From a fellow rescuer...

"I need help !!My niece attends American University in WashingtonD.C. and was told by her boyfirends roomate about the initiation rights of the pledges at Epsilon Iota ,an off campus fraternity. The pledges are given puppies, bought by the fraternity ,to keep for the duration of their inition period. On initiation night they need to slaughter and kill the dogs to become initiated into the fraternity.My niece has contaced PETA,the local police and the Humane Society,but all say there is nothing they can do although they have heard that this goes on. Please let me know if anyone has any contacts in that area. I have the name of the pledge who is involved in this but he does not know what to do to try and save the dogs."


----------



## Remo (Sep 8, 2004)

*Re: HORRIFIC PRACTICE! Need Help/Advice in MD & WA DC!*

How about the Washington DC Humane Society, or even Fox News? 

I am contacting a friend with lots of connections in this area to see what she has to say. 

Please PM me your contact information so that I can pass it along to my friend. 

Lea


----------



## moei (Sep 28, 2007)

*Re: HORRIFIC PRACTICE! Need Help/Advice in MD & WA*

Can't a complaint be lodged with the University - student affairs or services? 

Such barbaric initiation practices are not something a University wants even off-campus - just the fallout of them being aware of this and condoning it by not doing anything would be a PR nightmare.


----------



## Myamom (Oct 10, 2005)

*Re: HORRIFIC PRACTICE! Need Help/Advice in MD & WA*

Thank you!

[email protected]


----------



## DSudd (Sep 22, 2006)

*Re: HORRIFIC PRACTICE! Need Help/Advice in MD & WA*

Oh my gosh that is horrible. I can't believe that students would do that to join this organization. Really makes you question the morals of these young adults and why they would want to be part of a group that would do something so horrible.


----------



## Jazy's mom (Jan 5, 2004)

*Re: HORRIFIC PRACTICE! Need Help/Advice in MD & WA*

This is animal abuse and I do not understand how the local police can say that they can not do anything about this especially if they have previous knowledge.


----------



## Remo (Sep 8, 2004)

*Re: HORRIFIC PRACTICE! Need Help/Advice in MD & WA*

I sent a note out to our volunteer database and this is the response that I received. 

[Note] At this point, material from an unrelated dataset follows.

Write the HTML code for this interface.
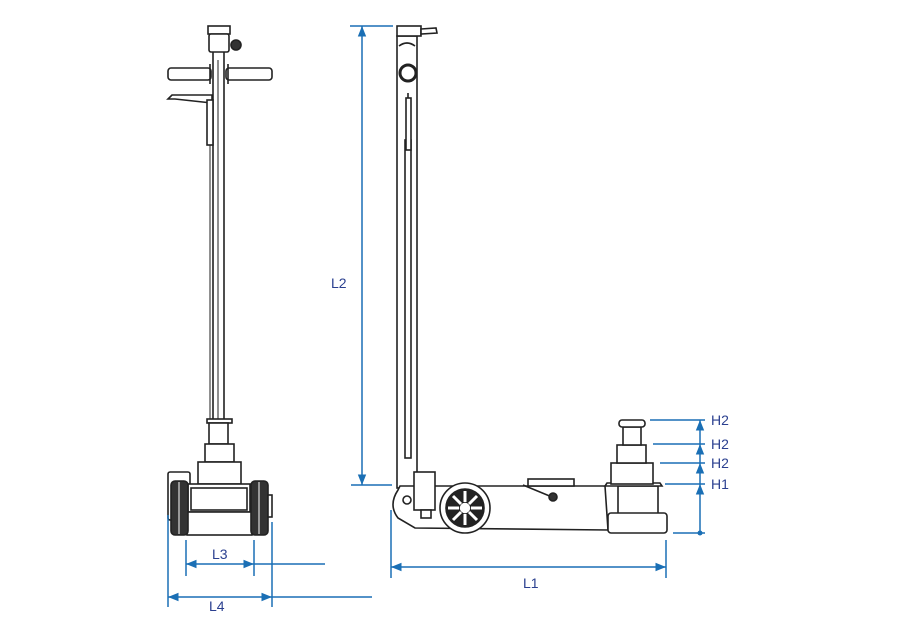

I have emailed the Dean of Students at American U about this. I hope it's a hoax, but they should investigate.
Epsilon Iota is an unauthorized frat...they were kicked out of official AU greek life. Feel free to do the same:
[email protected]

There is a similar story about Marine recruits and that IS a hoax.

How horrible people are!
-Risa


----------



## Chloedancer (Mar 13, 2008)

*Re: HORRIFIC PRACTICE! Need Help/Advice in MD & WA*

I hope this is a hoax. If not, then someone needs to put a stop to it. It also should be brought to the media's attention.


----------



## AbbyK9 (Oct 11, 2005)

*Re: HORRIFIC PRACTICE! Need Help/Advice in MD & WA*

I bet this is a Hoax.

I did a Google search and found that this is a rumor that has apparently been going around universities and colleges for awhile, usually told by people who have no first-hand knowledge of any of the fraternities or their initiation practices. Having to kill a puppy circulated as one of these rumors at a bunch of schools.

The same story has hit the Internet in a military context as well, usually claiming that Marines have to kill a puppy at the end of training before they can become Marines. Snopes has a page about that, which can be found here - http://www.snopes.com/military/murderer.asp


----------